A key part of ensuring that your customers, business partners, and anyone else with an interest can trust the ethics behind your company is transparency. From the top to the bottom of your supply chain, transparency is a core component of ethical commerce, production, and sales.
Short of recording every business process publicly – with all of the issues that entails – how can you help implement transparency? Fortunately, many modern business tools used throughout the supply chain have been developed with an eye toward transparency, and they can be of great use to any business.
Below, we’ve put together a list of seven of the best tools you can use to improve the transparency of your supply chain.
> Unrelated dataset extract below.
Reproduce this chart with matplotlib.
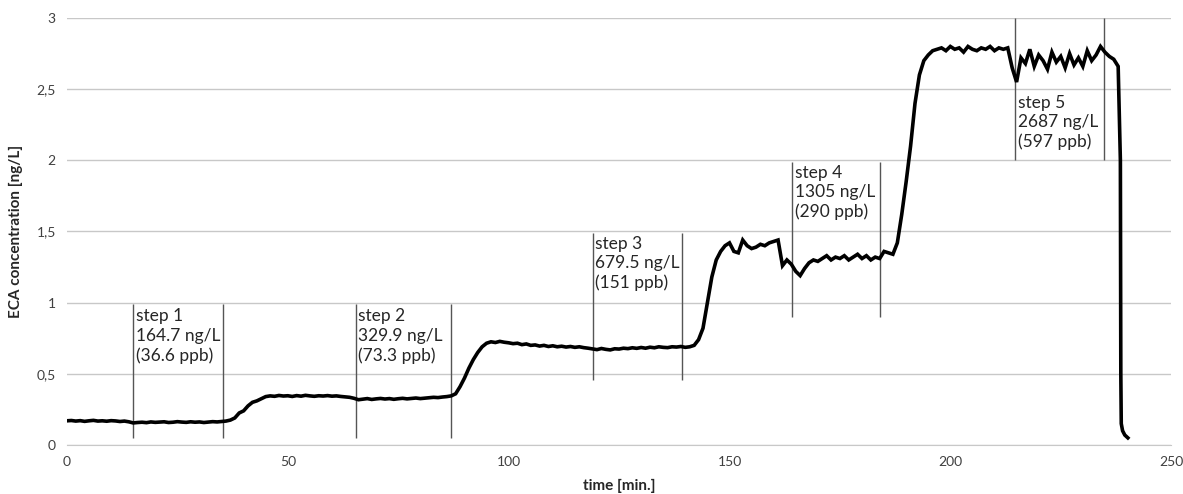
import numpy as np
import matplotlib
matplotlib.use("Agg")
import matplotlib.pyplot as plt
from matplotlib.ticker import FuncFormatter

# ECA concentration, one value per minute (0..238)
conc = [
    # 0-14
    0.17, 0.172, 0.168, 0.171, 0.166, 0.17, 0.173, 0.168, 0.17, 0.167, 0.171, 0.169, 0.165, 0.168, 0.163,
    # 15-34
    0.155, 0.158, 0.16, 0.157, 0.162, 0.159, 0.161, 0.163, 0.158, 0.16, 0.164, 0.161, 0.159, 0.163, 0.16,
    0.162, 0.158, 0.161, 0.164, 0.162,
    # 35-44
    0.165, 0.168, 0.175, 0.19, 0.225, 0.24, 0.275, 0.3, 0.31, 0.325,
    # 45-64
    0.34, 0.345, 0.342, 0.348, 0.344, 0.346, 0.341, 0.347, 0.343, 0.349, 0.345, 0.342, 0.346, 0.344, 0.347,
    0.343, 0.345, 0.341, 0.338, 0.335,
    # 65-86
    0.328, 0.318, 0.322, 0.326, 0.32, 0.324, 0.327, 0.323, 0.326, 0.321, 0.325, 0.328, 0.324, 0.327, 0.33,
    0.326, 0.329, 0.332, 0.335, 0.333, 0.337, 0.34,
    # 87-99
    0.345, 0.36, 0.41, 0.47, 0.54, 0.6, 0.65, 0.69, 0.715, 0.725, 0.72, 0.728, 0.722,
    # 100-118
    0.718, 0.712, 0.715, 0.705, 0.71, 0.7, 0.703, 0.695, 0.7, 0.692, 0.697, 0.69, 0.694, 0.688, 0.692,
    0.686, 0.69, 0.684, 0.68,
    # 119-142
    0.675, 0.67, 0.678, 0.672, 0.668, 0.676, 0.674, 0.68, 0.677, 0.683, 0.679, 0.685, 0.68, 0.687, 0.683,
    0.69, 0.686, 0.684, 0.69, 0.688, 0.692, 0.686, 0.69, 0.7,
    # 143-149
    0.74, 0.82, 1.0, 1.18, 1.3, 1.36, 1.4,
    # 150-161
    1.42, 1.36, 1.35, 1.44, 1.4, 1.38, 1.39, 1.41, 1.4, 1.42, 1.43, 1.44,
    # 162-187
    1.26, 1.3, 1.27, 1.22, 1.19, 1.24, 1.28, 1.3, 1.29, 1.31, 1.33, 1.3, 1.32, 1.31, 1.33, 1.3, 1.32,
    1.34, 1.31, 1.33, 1.3, 1.32, 1.31, 1.36, 1.35, 1.34,
    # 188-197
    1.42, 1.62, 1.85, 2.1, 2.4, 2.6, 2.7, 2.74, 2.77, 2.78,
    # 198-213
    2.79, 2.77, 2.8, 2.78, 2.79, 2.76, 2.8, 2.78, 2.77, 2.79, 2.78, 2.8, 2.77, 2.79, 2.78, 2.79,
    # 214-237
    2.65, 2.55, 2.72, 2.68, 2.78, 2.66, 2.74, 2.7, 2.64, 2.76, 2.69, 2.73, 2.65, 2.75, 2.67, 2.72,
    2.66, 2.77, 2.7, 2.74, 2.8, 2.76, 2.73, 2.71,
    # 238
    2.66,
]
time = list(range(len(conc)))

# the final drop after the last step
tail_time = [238.5, 238.6, 238.7, 239.0, 239.5, 240.2]
tail_conc = [2.0, 0.5, 0.15, 0.1, 0.07, 0.05]

# step markers: start, end, line bottom, line top, label top
step_start = [15, 65.4, 119, 164.2, 214.7]
step_end = [35.3, 87, 139.3, 184.1, 234.8]
line_bottom = [0.05, 0.05, 0.46, 0.9, 2.0]
line_top = [0.99, 0.99, 1.49, 1.99, 3.0]
label_top = [0.96, 0.96, 1.47, 1.97, 2.46]
step_labels = [
    "step 1\n164.7 ng/L\n(36.6 ppb)",
    "step 2\n329.9 ng/L\n(73.3 ppb)",
    "step 3\n679.5 ng/L\n(151 ppb)",
    "step 4\n1305 ng/L\n(290 ppb)",
    "step 5\n2687 ng/L\n(597 ppb)",
]

plt.rcParams['font.family'] = ['Lato', 'DejaVu Sans']

fig = plt.figure(figsize=(11.83, 4.94), dpi=100)
ax = fig.add_axes([0.0566, 0.0992, 0.9334, 0.8644])

ax.plot(time + tail_time, conc + tail_conc, color="black", lw=2.6, solid_joinstyle="miter", zorder=3)

ax.vlines(step_start, line_bottom, line_top, color="#555555", lw=1.0, zorder=2)
ax.vlines(step_end, line_bottom, line_top, color="#555555", lw=1.0, zorder=2)
for x, top, lab in zip(step_start, label_top, step_labels):
    ax.text(x + 0.6, top, lab, ha="left", va="top", fontsize=12.5,
            color="#262626", linespacing=1.25, zorder=4)

ax.set_xlim(0, 250)
ax.set_ylim(0, 3)
ax.set_xticks([0, 50, 100, 150, 200, 250])
ax.set_yticks([0, 0.5, 1, 1.5, 2, 2.5, 3])
ax.yaxis.set_major_formatter(FuncFormatter(lambda v, p: f"{v:g}".replace(".", ",")))
ax.tick_params(length=0, labelsize=10, colors="#404040", pad=8)
ax.grid(axis="y", color="#c8c8c8", lw=1.0, zorder=0)
ax.set_axisbelow(True)
for s in ["top", "right", "left"]:
    ax.spines[s].set_visible(False)
ax.spines["bottom"].set_color("#c8c8c8")

ax.set_ylabel("ECA concentration [ng/L]", fontsize=11, fontweight="bold", color="#262626", labelpad=10)
ax.set_xlabel("time [min.]", fontsize=11, fontweight="bold", color="#262626", labelpad=8)

fig.savefig("out.png", dpi=100)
Sayari is a Commercial Risk Intelligence Platform. Their core product is Sayari Graph, but that product is based on an immense wealth of information and relational mapping they’ve put together in their internal knowledge base.
Basically, this is a platform you can use to map out the companies you work with throughout your supply chain. Each company is, in turn, mapped to others they have public relationships with, business dealings with, or other connections. Various kinds of information about these companies, from their locations to statuses, are recorded with documentation backing them up.
Why is this useful for transparency in your supply chain? Well, if any company in the network map has an issue, that issue is flagged and becomes visible on your map. Issues can range from a negative reputation to convictions for financial crimes to human rights violations and official sanctions.
By using this map, you can see two things. The first is whether any of the companies in your direct supply chain map have any sort of risk factors associated with them. You can generate reports and even publish information about your supply chain with validation that everything is on the up and up.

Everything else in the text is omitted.